▶ Stated goal: Below are several entries. Transcribe exactly those lines that fall from the one with "Emit a Python" through the one with "eci_values = [2.7, 2.4, 2.5, 2.6, 2.9, 3.7, 4.0, 4.5]", end lines included.

▶ Plotting code records:
□ □ □ □

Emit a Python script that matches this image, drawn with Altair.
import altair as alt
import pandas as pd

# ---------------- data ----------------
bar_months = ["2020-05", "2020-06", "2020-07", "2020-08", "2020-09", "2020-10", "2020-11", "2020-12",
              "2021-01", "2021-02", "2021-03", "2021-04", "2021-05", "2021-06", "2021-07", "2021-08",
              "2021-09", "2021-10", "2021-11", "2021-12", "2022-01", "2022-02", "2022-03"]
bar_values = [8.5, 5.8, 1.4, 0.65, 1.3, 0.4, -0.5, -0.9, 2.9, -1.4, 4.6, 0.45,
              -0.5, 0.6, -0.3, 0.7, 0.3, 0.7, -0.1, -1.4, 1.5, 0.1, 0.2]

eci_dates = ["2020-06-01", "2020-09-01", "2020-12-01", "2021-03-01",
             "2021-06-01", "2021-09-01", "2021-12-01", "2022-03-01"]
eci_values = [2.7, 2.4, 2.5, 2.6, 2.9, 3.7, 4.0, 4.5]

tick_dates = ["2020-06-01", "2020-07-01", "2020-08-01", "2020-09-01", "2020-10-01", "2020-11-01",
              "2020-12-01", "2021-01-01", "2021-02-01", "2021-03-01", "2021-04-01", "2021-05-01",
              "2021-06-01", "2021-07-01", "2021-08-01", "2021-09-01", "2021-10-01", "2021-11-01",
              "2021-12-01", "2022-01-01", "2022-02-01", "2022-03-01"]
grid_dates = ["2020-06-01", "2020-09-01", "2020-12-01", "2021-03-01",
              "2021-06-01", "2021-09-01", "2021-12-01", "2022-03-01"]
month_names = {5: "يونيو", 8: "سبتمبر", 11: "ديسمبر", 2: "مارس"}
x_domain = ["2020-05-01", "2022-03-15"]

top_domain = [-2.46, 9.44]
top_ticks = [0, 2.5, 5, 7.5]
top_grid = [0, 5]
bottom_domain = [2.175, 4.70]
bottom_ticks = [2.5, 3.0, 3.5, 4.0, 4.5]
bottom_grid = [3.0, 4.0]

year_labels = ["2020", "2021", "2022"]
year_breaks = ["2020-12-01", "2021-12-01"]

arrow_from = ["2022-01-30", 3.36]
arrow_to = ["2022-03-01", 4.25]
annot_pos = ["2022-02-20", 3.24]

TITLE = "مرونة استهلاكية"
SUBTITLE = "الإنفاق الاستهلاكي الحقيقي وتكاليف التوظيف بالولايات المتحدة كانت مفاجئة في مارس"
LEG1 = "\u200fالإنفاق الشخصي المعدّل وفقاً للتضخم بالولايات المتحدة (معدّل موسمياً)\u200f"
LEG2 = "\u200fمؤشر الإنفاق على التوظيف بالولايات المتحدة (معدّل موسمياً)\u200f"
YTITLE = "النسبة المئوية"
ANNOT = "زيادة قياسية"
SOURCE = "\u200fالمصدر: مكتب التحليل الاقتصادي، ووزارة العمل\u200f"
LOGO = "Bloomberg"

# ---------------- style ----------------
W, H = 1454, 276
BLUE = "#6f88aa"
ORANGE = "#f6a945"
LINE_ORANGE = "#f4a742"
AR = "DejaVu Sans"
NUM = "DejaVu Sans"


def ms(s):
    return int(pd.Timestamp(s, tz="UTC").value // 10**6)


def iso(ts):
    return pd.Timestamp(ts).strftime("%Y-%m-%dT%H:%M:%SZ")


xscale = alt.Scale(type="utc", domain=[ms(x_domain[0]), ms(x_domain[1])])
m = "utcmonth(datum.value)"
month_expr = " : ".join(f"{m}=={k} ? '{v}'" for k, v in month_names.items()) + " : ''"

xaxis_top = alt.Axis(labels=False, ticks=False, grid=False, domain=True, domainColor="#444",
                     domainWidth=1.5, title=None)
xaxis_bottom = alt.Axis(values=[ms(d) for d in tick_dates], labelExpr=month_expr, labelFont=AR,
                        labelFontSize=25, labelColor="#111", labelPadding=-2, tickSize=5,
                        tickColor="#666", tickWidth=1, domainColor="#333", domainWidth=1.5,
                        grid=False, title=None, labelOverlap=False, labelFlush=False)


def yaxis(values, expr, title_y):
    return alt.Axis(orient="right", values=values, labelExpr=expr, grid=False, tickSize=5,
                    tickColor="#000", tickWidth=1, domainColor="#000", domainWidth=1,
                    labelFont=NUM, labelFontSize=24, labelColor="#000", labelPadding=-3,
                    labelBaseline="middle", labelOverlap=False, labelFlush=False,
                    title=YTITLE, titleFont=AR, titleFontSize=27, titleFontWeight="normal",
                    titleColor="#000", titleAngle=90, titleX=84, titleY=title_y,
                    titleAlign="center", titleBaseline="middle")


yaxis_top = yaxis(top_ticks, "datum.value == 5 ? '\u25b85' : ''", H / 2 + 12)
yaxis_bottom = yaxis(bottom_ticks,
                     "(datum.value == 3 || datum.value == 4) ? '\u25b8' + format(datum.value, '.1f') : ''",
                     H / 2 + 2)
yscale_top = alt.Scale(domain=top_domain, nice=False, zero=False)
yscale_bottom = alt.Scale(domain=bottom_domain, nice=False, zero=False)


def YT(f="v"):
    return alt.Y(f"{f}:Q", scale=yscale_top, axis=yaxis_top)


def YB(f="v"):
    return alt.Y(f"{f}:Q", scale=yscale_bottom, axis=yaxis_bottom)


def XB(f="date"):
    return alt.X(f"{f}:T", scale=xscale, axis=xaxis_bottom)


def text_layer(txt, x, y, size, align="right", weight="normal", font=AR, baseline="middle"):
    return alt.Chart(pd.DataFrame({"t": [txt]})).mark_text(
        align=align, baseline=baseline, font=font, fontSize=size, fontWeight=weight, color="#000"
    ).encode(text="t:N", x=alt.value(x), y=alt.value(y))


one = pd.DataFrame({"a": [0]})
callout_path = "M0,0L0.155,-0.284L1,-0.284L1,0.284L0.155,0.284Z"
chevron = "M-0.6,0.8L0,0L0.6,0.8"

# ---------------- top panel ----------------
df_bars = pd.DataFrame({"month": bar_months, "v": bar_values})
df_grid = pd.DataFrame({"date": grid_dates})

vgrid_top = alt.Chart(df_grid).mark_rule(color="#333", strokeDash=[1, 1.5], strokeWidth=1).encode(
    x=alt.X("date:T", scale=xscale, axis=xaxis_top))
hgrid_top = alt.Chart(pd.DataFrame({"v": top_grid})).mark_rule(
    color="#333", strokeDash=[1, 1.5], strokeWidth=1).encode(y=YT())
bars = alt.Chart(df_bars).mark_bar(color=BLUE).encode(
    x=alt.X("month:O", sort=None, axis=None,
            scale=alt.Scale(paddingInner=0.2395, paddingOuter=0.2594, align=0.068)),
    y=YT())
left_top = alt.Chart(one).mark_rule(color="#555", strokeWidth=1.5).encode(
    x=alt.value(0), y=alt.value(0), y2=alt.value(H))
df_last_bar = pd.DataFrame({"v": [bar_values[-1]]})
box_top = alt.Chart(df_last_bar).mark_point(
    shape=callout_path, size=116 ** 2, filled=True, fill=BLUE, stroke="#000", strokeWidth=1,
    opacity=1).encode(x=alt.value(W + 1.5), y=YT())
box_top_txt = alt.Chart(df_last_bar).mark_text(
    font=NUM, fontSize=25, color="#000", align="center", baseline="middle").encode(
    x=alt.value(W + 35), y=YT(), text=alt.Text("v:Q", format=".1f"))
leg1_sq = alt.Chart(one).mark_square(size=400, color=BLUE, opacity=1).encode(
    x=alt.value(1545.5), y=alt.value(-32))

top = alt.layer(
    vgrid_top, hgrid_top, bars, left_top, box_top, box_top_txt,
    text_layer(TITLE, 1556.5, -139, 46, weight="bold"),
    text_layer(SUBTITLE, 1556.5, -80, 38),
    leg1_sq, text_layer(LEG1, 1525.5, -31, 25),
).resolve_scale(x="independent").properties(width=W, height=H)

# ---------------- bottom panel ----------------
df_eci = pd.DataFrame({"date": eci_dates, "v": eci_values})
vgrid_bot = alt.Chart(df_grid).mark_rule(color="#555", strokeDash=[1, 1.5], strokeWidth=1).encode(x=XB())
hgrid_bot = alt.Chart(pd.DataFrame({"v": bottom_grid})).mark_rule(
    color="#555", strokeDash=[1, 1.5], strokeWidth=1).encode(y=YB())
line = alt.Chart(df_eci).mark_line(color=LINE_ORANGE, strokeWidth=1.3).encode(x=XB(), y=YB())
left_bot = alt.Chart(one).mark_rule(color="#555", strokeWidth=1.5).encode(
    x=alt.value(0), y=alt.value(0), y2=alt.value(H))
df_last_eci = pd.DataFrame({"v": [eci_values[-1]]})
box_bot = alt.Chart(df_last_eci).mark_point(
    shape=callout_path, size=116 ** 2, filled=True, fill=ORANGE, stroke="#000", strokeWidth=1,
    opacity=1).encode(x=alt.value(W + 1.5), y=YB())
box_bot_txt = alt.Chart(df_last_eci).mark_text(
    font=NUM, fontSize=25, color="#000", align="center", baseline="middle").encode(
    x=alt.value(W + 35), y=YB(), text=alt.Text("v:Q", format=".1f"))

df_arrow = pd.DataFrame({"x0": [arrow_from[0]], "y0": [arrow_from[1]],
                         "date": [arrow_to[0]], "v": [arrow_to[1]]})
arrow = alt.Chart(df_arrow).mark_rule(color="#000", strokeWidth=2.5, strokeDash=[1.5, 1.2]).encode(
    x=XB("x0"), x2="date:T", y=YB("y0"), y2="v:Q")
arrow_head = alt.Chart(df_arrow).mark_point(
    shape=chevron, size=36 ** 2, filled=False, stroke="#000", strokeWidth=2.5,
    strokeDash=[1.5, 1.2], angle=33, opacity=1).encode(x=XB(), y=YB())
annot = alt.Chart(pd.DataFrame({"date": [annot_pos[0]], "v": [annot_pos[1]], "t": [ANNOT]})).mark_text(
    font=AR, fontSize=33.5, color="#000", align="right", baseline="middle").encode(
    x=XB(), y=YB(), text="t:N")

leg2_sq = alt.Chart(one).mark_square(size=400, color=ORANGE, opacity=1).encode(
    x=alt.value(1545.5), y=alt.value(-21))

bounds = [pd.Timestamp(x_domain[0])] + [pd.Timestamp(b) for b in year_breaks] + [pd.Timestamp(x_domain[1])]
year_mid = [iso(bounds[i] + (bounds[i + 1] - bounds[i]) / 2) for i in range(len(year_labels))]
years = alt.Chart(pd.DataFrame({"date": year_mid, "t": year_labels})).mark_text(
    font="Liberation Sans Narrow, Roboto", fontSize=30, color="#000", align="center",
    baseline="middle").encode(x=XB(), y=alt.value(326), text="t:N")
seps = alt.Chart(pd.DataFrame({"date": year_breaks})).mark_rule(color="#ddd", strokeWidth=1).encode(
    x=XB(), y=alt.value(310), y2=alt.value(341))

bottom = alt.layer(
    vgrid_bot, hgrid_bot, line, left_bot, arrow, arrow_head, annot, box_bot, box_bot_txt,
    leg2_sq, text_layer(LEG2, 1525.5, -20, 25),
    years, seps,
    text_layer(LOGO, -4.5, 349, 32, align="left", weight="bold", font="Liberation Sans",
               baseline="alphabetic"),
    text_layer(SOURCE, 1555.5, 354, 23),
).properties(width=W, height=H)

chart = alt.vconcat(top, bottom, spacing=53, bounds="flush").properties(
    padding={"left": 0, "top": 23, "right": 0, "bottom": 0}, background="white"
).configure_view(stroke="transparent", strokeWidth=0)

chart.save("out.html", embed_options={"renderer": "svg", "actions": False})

□ □ □ □

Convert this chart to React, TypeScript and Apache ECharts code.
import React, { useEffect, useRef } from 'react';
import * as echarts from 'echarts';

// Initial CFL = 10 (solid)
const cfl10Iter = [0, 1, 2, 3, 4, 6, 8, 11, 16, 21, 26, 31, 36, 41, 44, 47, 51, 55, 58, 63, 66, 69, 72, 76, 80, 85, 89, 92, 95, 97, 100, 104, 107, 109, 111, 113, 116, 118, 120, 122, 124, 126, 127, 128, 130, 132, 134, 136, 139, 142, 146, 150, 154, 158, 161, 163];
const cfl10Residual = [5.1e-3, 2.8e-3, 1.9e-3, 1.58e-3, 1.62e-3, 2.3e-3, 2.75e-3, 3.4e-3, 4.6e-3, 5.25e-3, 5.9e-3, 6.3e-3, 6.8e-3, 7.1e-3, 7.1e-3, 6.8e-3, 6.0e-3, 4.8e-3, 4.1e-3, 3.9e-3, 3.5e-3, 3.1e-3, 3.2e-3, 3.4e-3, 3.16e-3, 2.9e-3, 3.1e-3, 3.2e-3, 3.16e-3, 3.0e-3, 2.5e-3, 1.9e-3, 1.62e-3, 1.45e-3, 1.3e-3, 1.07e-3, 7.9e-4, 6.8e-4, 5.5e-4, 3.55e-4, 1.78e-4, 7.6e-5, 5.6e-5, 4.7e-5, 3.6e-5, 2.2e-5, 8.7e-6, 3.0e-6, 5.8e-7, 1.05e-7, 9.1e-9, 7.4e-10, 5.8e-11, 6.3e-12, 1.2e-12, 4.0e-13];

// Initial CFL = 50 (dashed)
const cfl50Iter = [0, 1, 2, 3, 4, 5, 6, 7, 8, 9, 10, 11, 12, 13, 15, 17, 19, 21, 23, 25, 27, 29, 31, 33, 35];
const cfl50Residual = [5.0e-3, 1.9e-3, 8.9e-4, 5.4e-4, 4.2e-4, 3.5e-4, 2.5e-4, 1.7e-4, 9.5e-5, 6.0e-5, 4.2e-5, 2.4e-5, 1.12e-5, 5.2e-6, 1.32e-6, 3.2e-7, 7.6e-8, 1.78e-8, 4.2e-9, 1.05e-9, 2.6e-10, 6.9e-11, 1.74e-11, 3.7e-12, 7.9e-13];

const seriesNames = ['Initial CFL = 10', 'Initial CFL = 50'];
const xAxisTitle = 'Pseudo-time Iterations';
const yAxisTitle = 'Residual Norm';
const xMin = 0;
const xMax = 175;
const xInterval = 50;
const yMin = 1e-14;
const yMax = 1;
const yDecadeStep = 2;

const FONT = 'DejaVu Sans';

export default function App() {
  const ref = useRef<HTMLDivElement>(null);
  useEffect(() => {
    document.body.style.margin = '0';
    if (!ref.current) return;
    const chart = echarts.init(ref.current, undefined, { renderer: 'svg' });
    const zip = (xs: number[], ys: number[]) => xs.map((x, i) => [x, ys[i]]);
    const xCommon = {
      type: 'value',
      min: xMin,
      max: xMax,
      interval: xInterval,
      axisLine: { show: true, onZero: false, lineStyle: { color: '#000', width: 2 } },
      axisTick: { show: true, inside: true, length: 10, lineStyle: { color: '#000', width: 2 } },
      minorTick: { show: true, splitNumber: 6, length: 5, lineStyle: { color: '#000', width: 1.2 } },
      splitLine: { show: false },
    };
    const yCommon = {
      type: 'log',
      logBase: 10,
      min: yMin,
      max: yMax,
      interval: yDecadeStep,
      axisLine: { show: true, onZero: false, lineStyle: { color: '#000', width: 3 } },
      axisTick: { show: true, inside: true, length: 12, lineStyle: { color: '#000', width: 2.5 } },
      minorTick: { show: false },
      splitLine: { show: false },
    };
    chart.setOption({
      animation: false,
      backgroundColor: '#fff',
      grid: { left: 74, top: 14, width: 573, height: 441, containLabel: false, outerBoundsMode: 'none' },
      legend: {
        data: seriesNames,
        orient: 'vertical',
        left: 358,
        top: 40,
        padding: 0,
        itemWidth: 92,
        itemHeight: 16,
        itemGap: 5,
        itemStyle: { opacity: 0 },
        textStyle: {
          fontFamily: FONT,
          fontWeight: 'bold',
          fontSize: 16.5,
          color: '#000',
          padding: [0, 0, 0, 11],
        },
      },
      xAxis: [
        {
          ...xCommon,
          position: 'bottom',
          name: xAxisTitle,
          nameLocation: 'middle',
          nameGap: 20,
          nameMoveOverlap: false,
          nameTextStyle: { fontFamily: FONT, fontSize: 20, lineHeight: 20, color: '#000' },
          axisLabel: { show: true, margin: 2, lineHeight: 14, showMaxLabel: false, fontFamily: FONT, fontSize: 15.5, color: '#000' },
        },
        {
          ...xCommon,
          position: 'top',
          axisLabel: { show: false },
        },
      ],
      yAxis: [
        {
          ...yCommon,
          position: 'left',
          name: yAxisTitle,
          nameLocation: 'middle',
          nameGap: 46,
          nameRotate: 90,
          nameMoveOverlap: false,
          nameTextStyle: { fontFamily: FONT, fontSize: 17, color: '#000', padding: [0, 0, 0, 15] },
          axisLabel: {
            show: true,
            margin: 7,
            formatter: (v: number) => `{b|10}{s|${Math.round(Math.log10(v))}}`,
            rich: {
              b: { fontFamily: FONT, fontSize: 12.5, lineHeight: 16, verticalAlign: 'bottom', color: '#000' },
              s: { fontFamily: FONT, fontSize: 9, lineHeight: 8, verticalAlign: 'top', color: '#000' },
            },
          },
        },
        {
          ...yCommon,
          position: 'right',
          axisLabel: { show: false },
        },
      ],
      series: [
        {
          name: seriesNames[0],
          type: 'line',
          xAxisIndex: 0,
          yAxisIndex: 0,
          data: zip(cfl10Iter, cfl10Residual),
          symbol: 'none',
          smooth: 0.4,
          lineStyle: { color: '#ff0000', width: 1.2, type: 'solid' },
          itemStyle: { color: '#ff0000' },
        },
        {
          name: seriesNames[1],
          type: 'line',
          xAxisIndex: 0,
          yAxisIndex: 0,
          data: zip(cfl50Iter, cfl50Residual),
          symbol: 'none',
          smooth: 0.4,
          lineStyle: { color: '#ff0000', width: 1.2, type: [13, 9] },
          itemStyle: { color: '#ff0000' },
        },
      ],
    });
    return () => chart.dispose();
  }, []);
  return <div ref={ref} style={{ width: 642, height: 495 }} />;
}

□ □ □ □

▶ Expected answer:
Emit a Python script that matches this image, drawn with Altair.
import altair as alt
import pandas as pd

# ---------------- data ----------------
bar_months = ["2020-05", "2020-06", "2020-07", "2020-08", "2020-09", "2020-10", "2020-11", "2020-12",
              "2021-01", "2021-02", "2021-03", "2021-04", "2021-05", "2021-06", "2021-07", "2021-08",
              "2021-09", "2021-10", "2021-11", "2021-12", "2022-01", "2022-02", "2022-03"]
bar_values = [8.5, 5.8, 1.4, 0.65, 1.3, 0.4, -0.5, -0.9, 2.9, -1.4, 4.6, 0.45,
              -0.5, 0.6, -0.3, 0.7, 0.3, 0.7, -0.1, -1.4, 1.5, 0.1, 0.2]

eci_dates = ["2020-06-01", "2020-09-01", "2020-12-01", "2021-03-01",
             "2021-06-01", "2021-09-01", "2021-12-01", "2022-03-01"]
eci_values = [2.7, 2.4, 2.5, 2.6, 2.9, 3.7, 4.0, 4.5]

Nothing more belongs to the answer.